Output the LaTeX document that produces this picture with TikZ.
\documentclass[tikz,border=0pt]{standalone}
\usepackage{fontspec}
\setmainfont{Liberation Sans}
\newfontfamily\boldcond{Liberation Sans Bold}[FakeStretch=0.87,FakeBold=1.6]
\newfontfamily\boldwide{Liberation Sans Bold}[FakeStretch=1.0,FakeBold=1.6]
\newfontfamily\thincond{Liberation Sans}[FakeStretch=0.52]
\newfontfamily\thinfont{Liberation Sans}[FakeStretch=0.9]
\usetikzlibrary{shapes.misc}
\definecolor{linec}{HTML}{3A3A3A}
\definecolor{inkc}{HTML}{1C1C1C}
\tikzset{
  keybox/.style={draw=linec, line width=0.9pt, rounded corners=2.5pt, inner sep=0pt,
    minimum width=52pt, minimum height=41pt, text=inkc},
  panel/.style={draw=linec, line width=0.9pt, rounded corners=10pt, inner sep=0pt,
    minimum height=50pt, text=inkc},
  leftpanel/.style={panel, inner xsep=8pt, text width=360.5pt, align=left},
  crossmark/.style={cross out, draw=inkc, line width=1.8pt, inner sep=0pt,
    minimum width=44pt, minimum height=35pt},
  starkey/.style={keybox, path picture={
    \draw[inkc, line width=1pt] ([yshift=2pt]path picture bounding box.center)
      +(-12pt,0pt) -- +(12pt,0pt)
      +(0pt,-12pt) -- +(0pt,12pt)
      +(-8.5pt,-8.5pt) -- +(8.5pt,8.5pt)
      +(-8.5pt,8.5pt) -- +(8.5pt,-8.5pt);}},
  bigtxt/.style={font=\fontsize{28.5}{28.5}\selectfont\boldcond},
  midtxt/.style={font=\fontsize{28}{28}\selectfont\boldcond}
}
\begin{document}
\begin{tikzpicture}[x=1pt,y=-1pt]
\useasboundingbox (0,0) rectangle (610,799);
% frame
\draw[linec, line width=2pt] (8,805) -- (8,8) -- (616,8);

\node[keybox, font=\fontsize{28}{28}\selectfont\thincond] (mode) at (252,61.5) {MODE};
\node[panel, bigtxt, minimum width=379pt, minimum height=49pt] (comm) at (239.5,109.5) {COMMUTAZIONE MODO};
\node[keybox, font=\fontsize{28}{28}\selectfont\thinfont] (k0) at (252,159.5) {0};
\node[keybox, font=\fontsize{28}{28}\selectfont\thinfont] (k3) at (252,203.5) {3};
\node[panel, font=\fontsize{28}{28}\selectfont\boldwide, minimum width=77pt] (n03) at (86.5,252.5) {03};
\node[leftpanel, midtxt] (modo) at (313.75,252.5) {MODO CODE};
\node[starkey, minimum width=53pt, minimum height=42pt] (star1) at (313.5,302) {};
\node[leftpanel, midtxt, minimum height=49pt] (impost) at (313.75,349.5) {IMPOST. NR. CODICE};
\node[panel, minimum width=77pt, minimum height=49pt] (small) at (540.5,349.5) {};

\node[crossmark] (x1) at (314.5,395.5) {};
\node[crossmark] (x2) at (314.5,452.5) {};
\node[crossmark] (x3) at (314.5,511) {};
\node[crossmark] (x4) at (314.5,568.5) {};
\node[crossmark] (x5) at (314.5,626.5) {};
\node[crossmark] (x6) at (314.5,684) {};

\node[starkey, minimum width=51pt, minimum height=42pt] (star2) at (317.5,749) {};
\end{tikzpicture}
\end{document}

--------------------------------

Required task
Write out the material exactly as given.

Result of this task
Output the LaTeX document that produces this picture with TikZ.
\documentclass[tikz,border=0pt]{standalone}
\usepackage{fontspec}
\setmainfont{Liberation Sans}
\newfontfamily\boldcond{Liberation Sans Bold}[FakeStretch=0.87,FakeBold=1.6]
\newfontfamily\boldwide{Liberation Sans Bold}[FakeStretch=1.0,FakeBold=1.6]
\newfontfamily\thincond{Liberation Sans}[FakeStretch=0.52]
\newfontfamily\thinfont{Liberation Sans}[FakeStretch=0.9]
\usetikzlibrary{shapes.misc}
\definecolor{linec}{HTML}{3A3A3A}
\definecolor{inkc}{HTML}{1C1C1C}
\tikzset{
  keybox/.style={draw=linec, line width=0.9pt, rounded corners=2.5pt, inner sep=0pt,
    minimum width=52pt, minimum height=41pt, text=inkc},
  panel/.style={draw=linec, line width=0.9pt, rounded corners=10pt, inner sep=0pt,
    minimum height=50pt, text=inkc},
  leftpanel/.style={panel, inner xsep=8pt, text width=360.5pt, align=left},
  crossmark/.style={cross out, draw=inkc, line width=1.8pt, inner sep=0pt,
    minimum width=44pt, minimum height=35pt},
  starkey/.style={keybox, path picture={
    \draw[inkc, line width=1pt] ([yshift=2pt]path picture bounding box.center)
      +(-12pt,0pt) -- +(12pt,0pt)
      +(0pt,-12pt) -- +(0pt,12pt)
      +(-8.5pt,-8.5pt) -- +(8.5pt,8.5pt)
      +(-8.5pt,8.5pt) -- +(8.5pt,-8.5pt);}},
  bigtxt/.style={font=\fontsize{28.5}{28.5}\selectfont\boldcond},
  midtxt/.style={font=\fontsize{28}{28}\selectfont\boldcond}
}
\begin{document}
\begin{tikzpicture}[x=1pt,y=-1pt]
\useasboundingbox (0,0) rectangle (610,799);
% frame
\draw[linec, line width=2pt] (8,805) -- (8,8) -- (616,8);

\node[keybox, font=\fontsize{28}{28}\selectfont\thincond] (mode) at (252,61.5) {MODE};
\node[panel, bigtxt, minimum width=379pt, minimum height=49pt] (comm) at (239.5,109.5) {COMMUTAZIONE MODO};
\node[keybox, font=\fontsize{28}{28}\selectfont\thinfont] (k0) at (252,159.5) {0};
\node[keybox, font=\fontsize{28}{28}\selectfont\thinfont] (k3) at (252,203.5) {3};
\node[panel, font=\fontsize{28}{28}\selectfont\boldwide, minimum width=77pt] (n03) at (86.5,252.5) {03};
\node[leftpanel, midtxt] (modo) at (313.75,252.5) {MODO CODE};
\node[starkey, minimum width=53pt, minimum height=42pt] (star1) at (313.5,302) {};
\node[leftpanel, midtxt, minimum height=49pt] (impost) at (313.75,349.5) {IMPOST. NR. CODICE};
\node[panel, minimum width=77pt, minimum height=49pt] (small) at (540.5,349.5) {};

\node[crossmark] (x1) at (314.5,395.5) {};
\node[crossmark] (x2) at (314.5,452.5) {};
\node[crossmark] (x3) at (314.5,511) {};
\node[crossmark] (x4) at (314.5,568.5) {};
\node[crossmark] (x5) at (314.5,626.5) {};
\node[crossmark] (x6) at (314.5,684) {};

\node[starkey, minimum width=51pt, minimum height=42pt] (star2) at (317.5,749) {};
\end{tikzpicture}
\end{document}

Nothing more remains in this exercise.